Later on, the other little girl mentioned to me how my girlfriend, who has very fine and straight hair had beautiful hair. Now don’t get me wrong, I think there is beauty in different hair textures, facial features, and races but because European and more presently exotic features tend to be the standard of beauty, I felt compelled to remind her that her African features were just as appealing.

These two little girls reminded me that the natural hair movement isn’t simply a fad, a fight the power move, or the quest for healthier hair but its about development and enlightenment. Being natural forces women of color to become conscientious about the footprint they are leaving on society in both personal and public ways. The naturals of this era are making an impact, helping to turn the tide of beauty perceptions and setting an example for future generations to come.


Yours truly,


The Big Chop Blunders

Dear Kinkers,

Let’s discuss the big chop. It might as well be called the big bang! Its an exciting and exhilarating time in which women who are transitioning decide to cut off all their relaxed hair in an attempt to reveal their beautifully textured mane of hair. Many of us envision defined curls that have luster, sheen, and bounce. On other hand, some of us fear our natural definition thinking we will be branded as looking “nappy.”

I will personally attest to the fact that the big chop is highly liberating but can also be bewildering and upsetting, if you place unrealistic expectations upon your hair. To begin, I certainly believe there is a preference or bias towards naturals that have a defined curl pattern, or our type 3’s as Andre Walker’s typing system labels them.

This bias makes it difficult for women of tighter curl patterns or kinkier hair to feel comfortable showcasing their natural tresses. One common expression is that, “natural isn’t for everyone” if someone doesn’t possess a loose or defined curl pattern. I myself have been called “Kunta Kinte and nappy dreads” because of my tightly curled and coiled strands.

Secondly, many naturals fail to realize that our hair needs time. Yes, I will say it again it needs time. Multiethnic hair has been subjected to years of relaxers, heating appliances, synthetic moisturizers, and improper styling techniques. We must give our hair the time it needs to revert back to its curl pattern by giving it the daily TLC it so desperately craves.

Last but not least naturals must do their research! This journey can be so rewarding and fulfilling, if one takes the time to seek out information from the natural community and more importantly to do their own personal investigation into what their hair needs. Every natural has a distinct head of hair, even naturals who have the same type of hair may have an entirely different hair care routine.
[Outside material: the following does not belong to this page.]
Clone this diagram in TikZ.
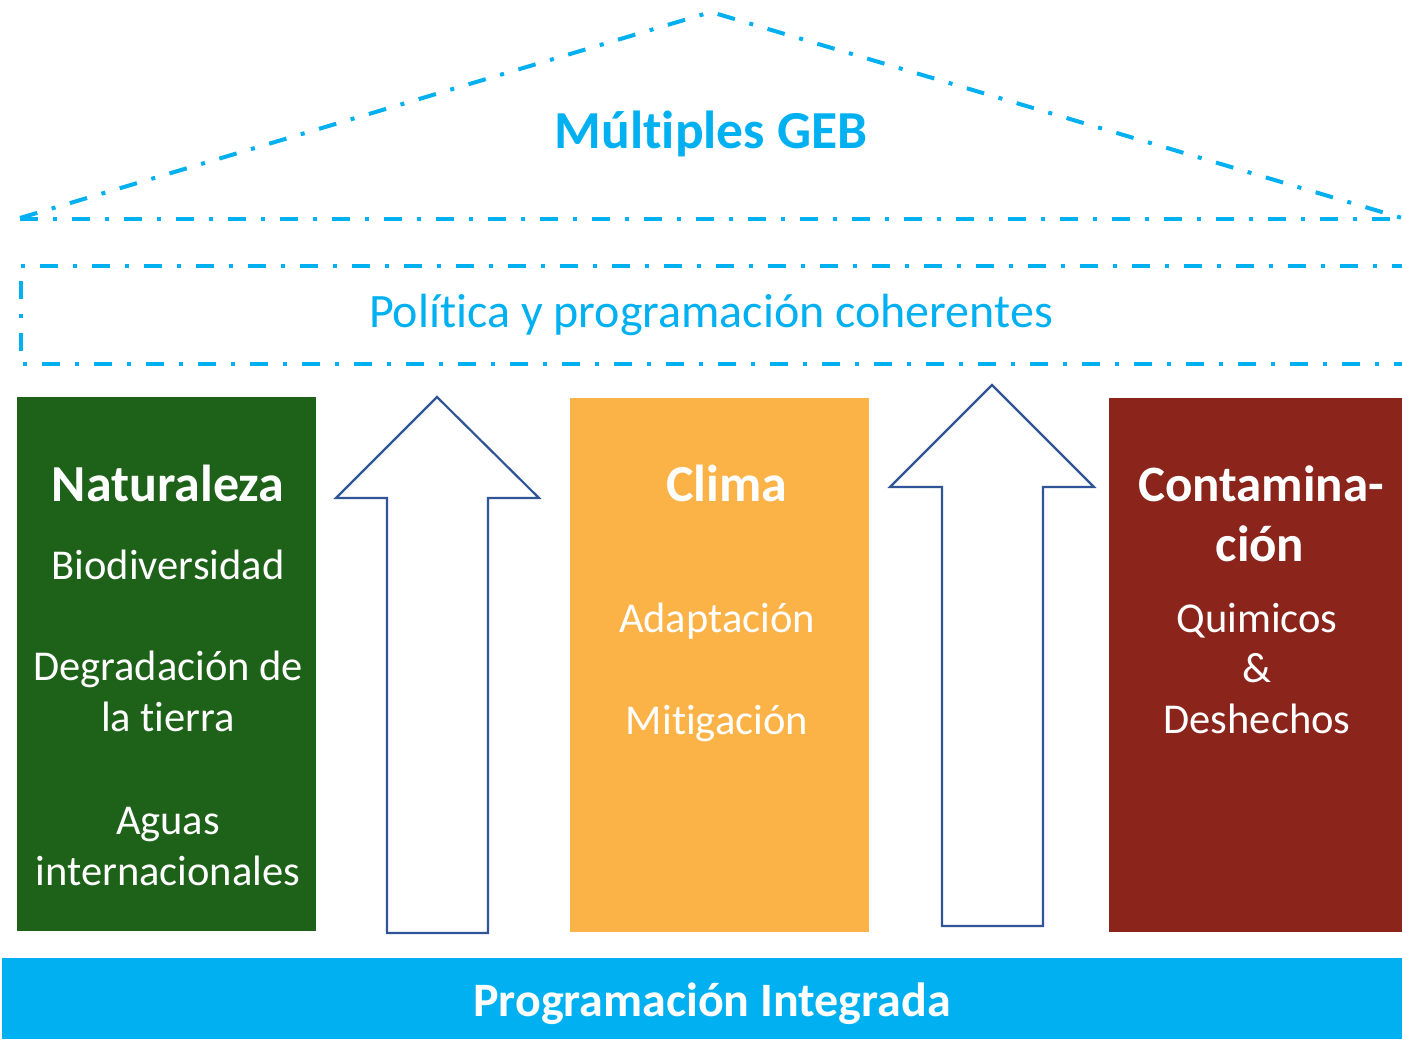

Be steadfast and strong in your natural endeavors. This is a journey with many twist and turns but the ride is worth it!

Yours truly,


What is Natural?

Dear Kinkers,

The word natural is certainly becoming cliche nowaday’s especially because its used so frequently in so many different areas. We go to the grocery store and we see all-natural lemonade. We go to the beauty supply store and we see all-natural hair products. I mean natural is practically ubiquitous and is even used in false advertising to give a product of lackluster quality more appeal. 

However, in the natural hair care community, it is a construct of both physical and literal connotations. For natural women, this means no relaxers, and perhaps no straightening or dying depending upon how far one expands their definition of naturalism. I think it would also be fair to assume that many women who decide to go natural do so because they are tired of the chemicals and want to regain hair health but for some, it eventually becomes a journey of deeper revelations and discoveries. 

Personally, I am discovering that naturalism is a lifestyle. Yes, naturalism is doing your best to eat a balanced diet, exercise, and keep stress levels to a minimum. On the other hand, naturalism means staying true to who you are, loving every part of your being, and going after the things in life which you are passionate about. For naturals, it is not just a hairstyle, fad, or trend. Naturalism is our soul.